Except, that's not the case! The following code preprocesses to F "LP" 1 ), not F "(" 1 ):
#define G3(Y) F #Y
G3(LP) 1 )
Okay, now I'm confused. What are the rules behind when an open parenthesis is treated as the beginning of a function-like macro invocation?
The C++ preprocessor considers the file to be made of group-parts. This rule is defined as follows:
group-part:
control-line
if-section
text-lines
#conditionally-supported-directivecontrol-line:
[...]
#defineidentifier lparen identifier-listopt)replacement-list new-line
[...]lparen:
a(character not immediately preceded by whitespace
This is why #define Z () would not not define a function-like macro, but #define Z() would for example.
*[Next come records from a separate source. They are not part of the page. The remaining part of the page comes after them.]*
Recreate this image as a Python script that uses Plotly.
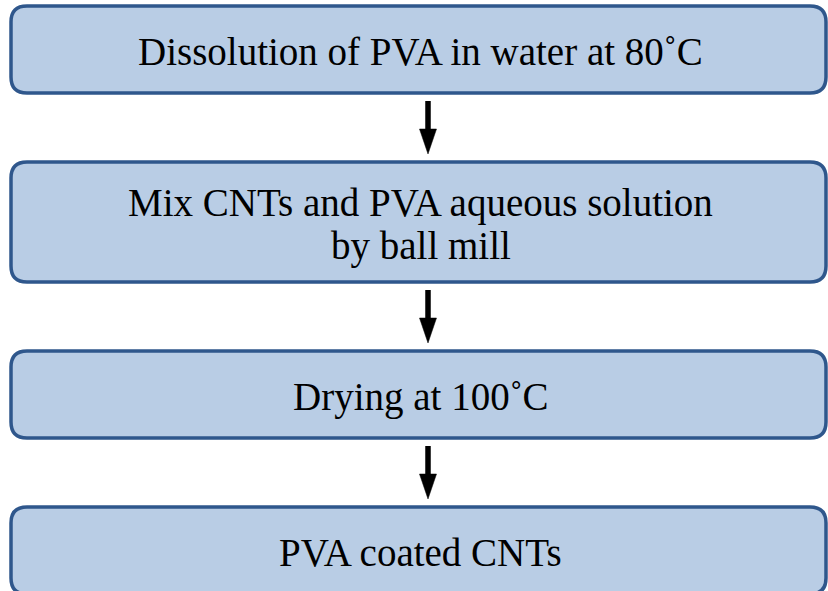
import plotly.graph_objects as go

# ---- data ----
steps = [
    "Dissolution of PVA in water at 80˚C",
    "Mix CNTs and PVA aqueous solution<br>by ball mill",
    "Drying at 100˚C",
    "PVA coated CNTs",
]

# ---- layout constants ----
W, H = 828, 591
X0, X1 = 11, 826
TOP0 = 6
BASE_H = 87
EXTRA_LINE_H = 33
GAP = 69
R = 16
LINE_GAP = 43
FILL = "#B9CDE5"
EDGE = "#2F578C"
FONT = dict(family="Liberation Serif, Times New Roman, serif", size=39, color="black")
ARROW_X = 428

fig = go.Figure()
fig.add_trace(go.Scatter(x=[0, W], y=[0, H], mode="markers",
                         marker=dict(opacity=0), hoverinfo="skip", showlegend=False))

def rounded(x0, y0, x1, y1, r):
    return (f"M {x0+r},{y0} L {x1-r},{y0} Q {x1},{y0} {x1},{y0+r} "
            f"L {x1},{y1-r} Q {x1},{y1} {x1-r},{y1} L {x0+r},{y1} "
            f"Q {x0},{y1} {x0},{y1-r} L {x0},{y0+r} Q {x0},{y0} {x0+r},{y0} Z")

shapes = []
annotations = []
boxes = []
top = TOP0
for label in steps:
    lines = label.split("<br>")
    h = BASE_H + EXTRA_LINE_H * (len(lines) - 1)
    bottom = top + h
    boxes.append((top, bottom))
    shapes.append(dict(type="path", xref="x", yref="y",
                       path=rounded(X0, top, X1, bottom, R),
                       fillcolor=FILL, line=dict(color=EDGE, width=3.5), layer="below"))
    cy = (top + bottom) / 2 + 2
    n = len(lines)
    for i, ln in enumerate(lines):
        y = cy + (i - (n - 1) / 2) * LINE_GAP
        annotations.append(dict(x=(X0 + X1) / 2 + 2, y=y, xref="x", yref="y",
                                text=ln, showarrow=False, font=FONT,
                                xanchor="center", yanchor="middle"))
    top = bottom + GAP

# arrows between boxes
HEAD_L, HEAD_W, SHAFT_W = 25, 17, 5.5
for (t0, b0), (t1, b1) in zip(boxes[:-1], boxes[1:]):
    ys = b0 + 8
    ye = t1 - 8
    shapes.append(dict(type="line", xref="x", yref="y", x0=ARROW_X, x1=ARROW_X,
                       y0=ys, y1=ye - HEAD_L + 2, line=dict(color="black", width=SHAFT_W)))
    shapes.append(dict(type="path", xref="x", yref="y",
                       path=f"M {ARROW_X-HEAD_W/2},{ye-HEAD_L} L {ARROW_X+HEAD_W/2},{ye-HEAD_L} L {ARROW_X},{ye} Z",
                       fillcolor="black", line=dict(color="black", width=0.5)))

fig.update_layout(
    width=W, height=H, margin=dict(l=0, r=0, t=0, b=0),
    paper_bgcolor="white", plot_bgcolor="white",
    xaxis=dict(range=[0, W], visible=False, fixedrange=True),
    yaxis=dict(range=[H, 0], visible=False, fixedrange=True),
    shapes=shapes, annotations=annotations, showlegend=False,
)
fig.write_html("out.html", config={"displayModeBar": False},
               post_script="document.body.style.margin='0';document.body.style.overflow='hidden';")
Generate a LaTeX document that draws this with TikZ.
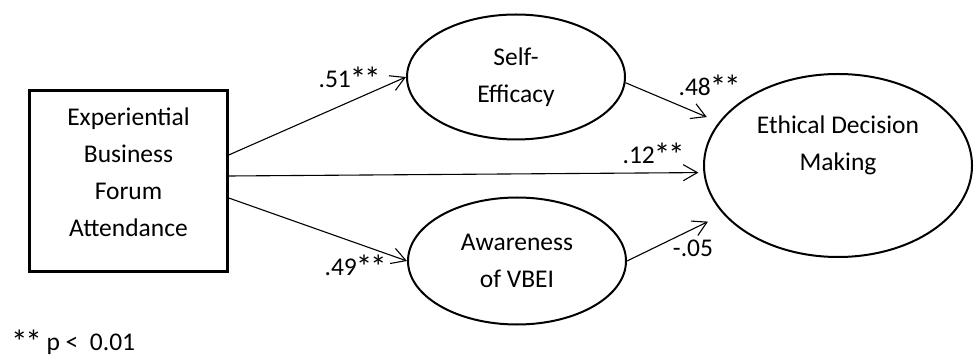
\documentclass[tikz,border=0pt]{standalone}
\usepackage{fontspec}
\setmainfont{Carlito}
\usetikzlibrary{arrows.meta,shapes.geometric}
\newcommand\bigstar{\makebox[0.56em][c]{\raisebox{-3pt}{\scalebox{1.3}{*}}}}
\begin{document}
\begin{tikzpicture}[x=1pt,y=-1pt,
  every node/.style={font=\fontsize{25.5}{37}\selectfont, align=center},
  latent/.style={draw, ellipse, line width=2pt, inner sep=0pt},
  observed/.style={draw, rectangle, line width=2.5pt, minimum width=198pt, minimum height=181pt, inner sep=0pt},
  path/.style={line width=1.1pt, -{Straight Barb[length=14pt,width=16pt]}},
  coef/.style={inner sep=0pt}]
\useasboundingbox (0,0) rectangle (974,355);
\node[observed] (box) at (128.5,181) {Experiential\\Business\\Forum\\Attendance\\[-20pt]\mbox{}};
\node[latent, minimum width=218pt, minimum height=125pt] (se) at (516,77) {Self-\\Efficacy};
\node[latent, minimum width=218pt, minimum height=127pt] (aw) at (517,261) {Awareness\\of VBEI};
\node[latent, minimum width=268pt, minimum height=183pt] (edm) at (838,165.5) {Ethical Decision\\Making\\[8pt]\mbox{}};
\draw[path] ([yshift=26pt]box.east) -- (se.west);
\draw[path, shorten >=5pt] ([yshift=5pt]box.east) -- (edm.183);
\draw[path] ([yshift=-17pt]box.east) -- (aw.west);
\draw[path, shorten >=13pt] (se.-3) -- (edm.160);
\draw[path, shorten >=17pt] (aw.east) -- (edm.203);
\node[coef] (c51) at (349,79) {.51\bigstar\bigstar};
\node[coef] (c49) at (355,267) {.49\bigstar\bigstar};
\node[coef] (c48) at (709,87) {.48\bigstar\bigstar};
\node[coef] (c12) at (653,155) {.12\bigstar\bigstar};
\node[coef] (c05) at (693,248) {-.05};
\node[coef, anchor=west] (note) at (12,342) {\bigstar\bigstar\ p <\ \ 0.01};
\end{tikzpicture}
\end{document}
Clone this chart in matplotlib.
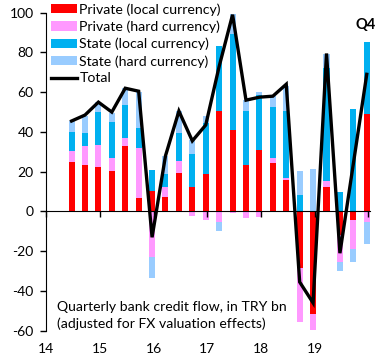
import numpy as np
import matplotlib
matplotlib.use("Agg")
import matplotlib.pyplot as plt

plt.rcParams['font.family'] = ['Lato', 'DejaVu Sans']
plt.rcParams['axes.unicode_minus'] = False

# quarters 2014Q2 .. 2019Q4
quarters = ["2014Q2", "2014Q3", "2014Q4",
            "2015Q1", "2015Q2", "2015Q3", "2015Q4",
            "2016Q1", "2016Q2", "2016Q3", "2016Q4",
            "2017Q1", "2017Q2", "2017Q3", "2017Q4",
            "2018Q1", "2018Q2", "2018Q3", "2018Q4",
            "2019Q1", "2019Q2", "2019Q3", "2019Q4"]

private_local = [25, 23.5, 22.3, 20.5, 33, 6.7, 10.5, 7.5, 19.3, 12.5, 18.8, 50.3,
                 40.8, 23.5, 30.8, 24.3, 15.8, -28.7, -51.7, 12.3, -11.7, -4.2, 48.8]
private_hard = [5.5, 9.5, 11.2, 6.5, 4, 25.3, -23, 5, 6.2, -2.2, -4.3, -5.3,
                -0.7, -3.2, -2.7, 2.5, 1.2, -27.1, -8, 3, -13.6, -14.5, -5.3]
state_local = [9.5, 6.5, 16.5, 18, 16.5, 10, 10.5, 6.5, 14, 16.5, 25.7, 33,
               48.7, 27, 27.9, 26, 33.3, 8.3, 0, 57, 9.7, 51.3, 36.5]
state_hard = [5.5, 8.5, 5, 4.5, 8.5, 18, -10.7, 9, 10.8, 7, 3.5, -4.7,
              10, 5.5, 1.6, 5.5, 13, 12, 21.3, 7, -4.7, -6.8, -10.9]
total = [45.5, 48.5, 55, 50, 62, 60.5, -13, 28, 50.5, 35.5, 43.5, 73,
         99, 56, 57.5, 58, 64, -35.5, -46, 79.5, -21, 24, 69]

series = [("Private (local currency)", private_local, "#FF0000"),
          ("Private (hard currency)", private_hard, "#FF99FF"),
          ("State (local currency)", state_local, "#00B0F0"),
          ("State (hard currency)", state_hard, "#99CCFF")]

years = [2014, 2015, 2016, 2017, 2018, 2019, 2020]
year_labels = ["14", "15", "16", "17", "18", "19", ""]


def quarter_end(q):
    y, n = int(q[:4]), int(q[5])
    return y + n / 4 - 0.03


x = np.array([quarter_end(q) for q in quarters])

fig = plt.figure(figsize=(3.83, 3.6), dpi=100)
ax = fig.add_axes([0.121, 0.0814, 0.845, 0.8833])

pos_base = np.zeros(len(x))
neg_base = np.zeros(len(x))
handles = []
for name, vals, col in series:
    v = np.array(vals, dtype=float)
    base = np.where(v >= 0, pos_base, neg_base)
    h = ax.bar(x, v, bottom=base, width=0.112, color=col, label=name, linewidth=0)
    handles.append(h)
    pos_base += np.where(v >= 0, v, 0)
    neg_base += np.where(v < 0, v, 0)

line, = ax.plot(x, total, color="black", linewidth=2.4, label="Total", solid_joinstyle="miter")
handles.append(line)

ax.set_xlim(2014.0, 2020.03)
ax.set_ylim(-60, 100)
ax.set_yticks(np.arange(-60, 101, 20))
ax.tick_params(axis='y', direction='out', length=4.5, width=1, labelsize=10, pad=4.5)

for s in ['top', 'right']:
    ax.spines[s].set_visible(False)
ax.spines['bottom'].set_position(('data', 0))
ax.spines['left'].set_bounds(-60, 100)
ax.set_xticks(years)
ax.tick_params(axis='x', direction='out', length=4, width=1, labelbottom=False)

sec = ax.secondary_xaxis('bottom')
sec.set_xticks(years)
sec.set_xticklabels(year_labels)
sec.tick_params(length=0, labelsize=10, pad=9)
sec.spines['bottom'].set_visible(False)

ax.text(2019.94, 93.8, "Q4", ha='center', va='center', fontsize=10.5, fontweight='bold')
ax.text(0.033, 0.094, "Quarterly bank credit flow, in TRY bn\n(adjusted for FX valuation effects)",
        transform=ax.transAxes, ha='left', va='top', fontsize=10.1, linespacing=1.42)

fig.legend(handles=handles, loc='upper left', bbox_to_anchor=(51 / 383, 1 - 3 / 360), frameon=False,
           borderpad=0, borderaxespad=0, fontsize=10.2, handlelength=1.8,
           handleheight=0.62, handletextpad=0.2, labelspacing=0.34)

fig.savefig("out.png", dpi=100)
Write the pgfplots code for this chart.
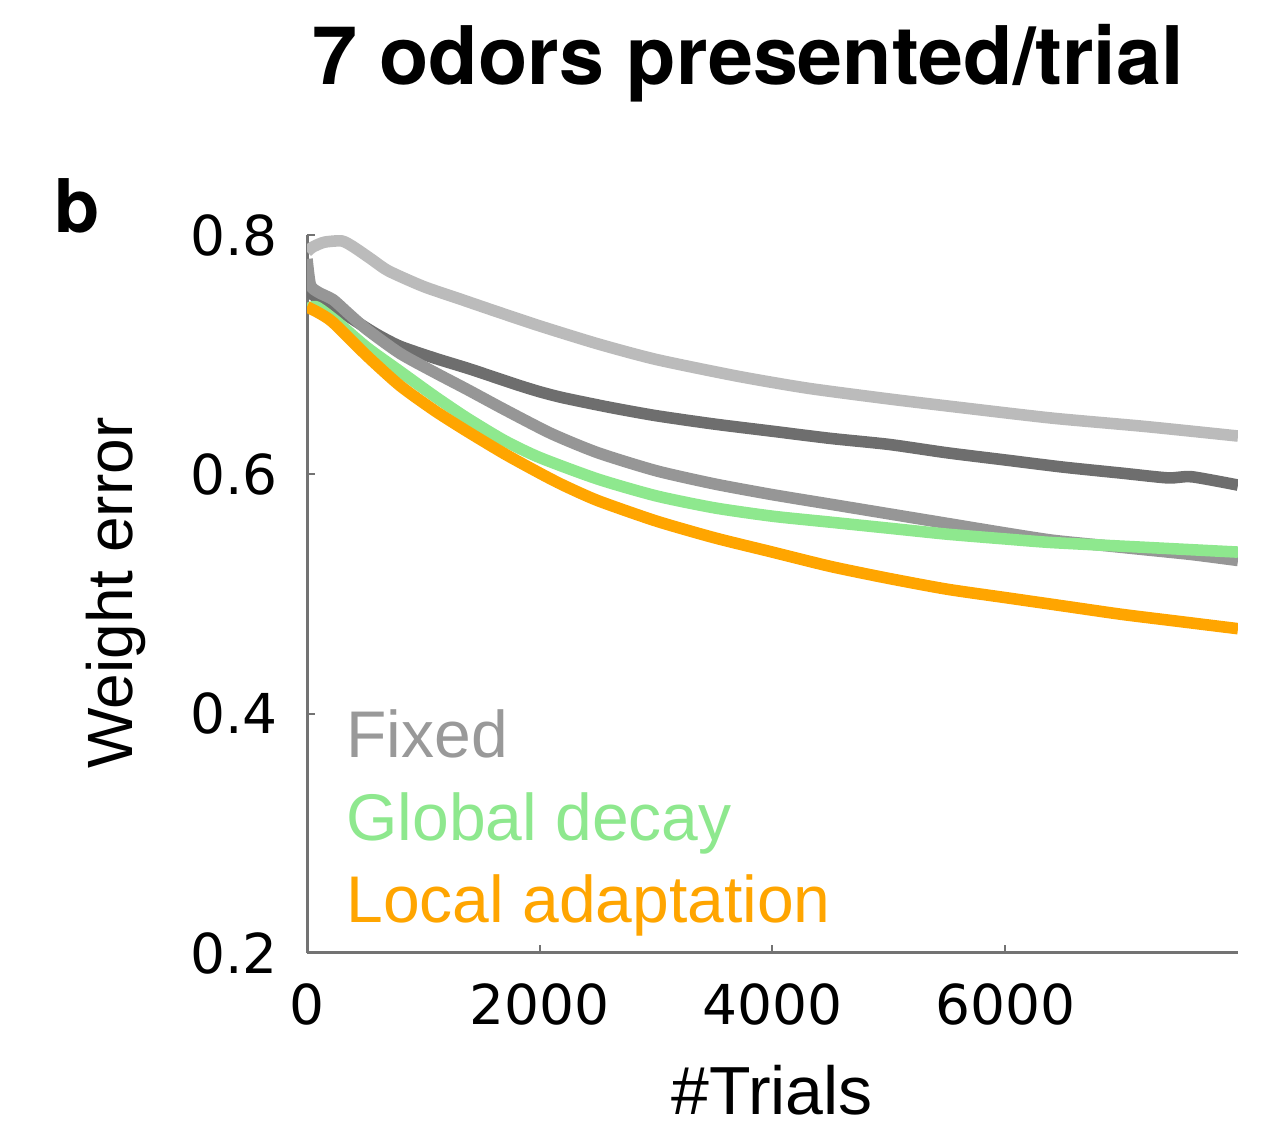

The preprocessor eliminates separating whitespace when expanding macros, so F Y where Y expands to LP ) is treated as F(). Expanding function-like macros is described in [cpp.subst] p1.
The reason why F #Y behaves differently is that [cpp.subst] exempts #Y from macro substitution, and instead, the # operator is applied, meaning that
[...] the original spelling of each preprocessing token in the stringizing argument is retained in the character string literal [...]
In your example, #Y where Y expands to "LP", because LP is the original spelling of the argument.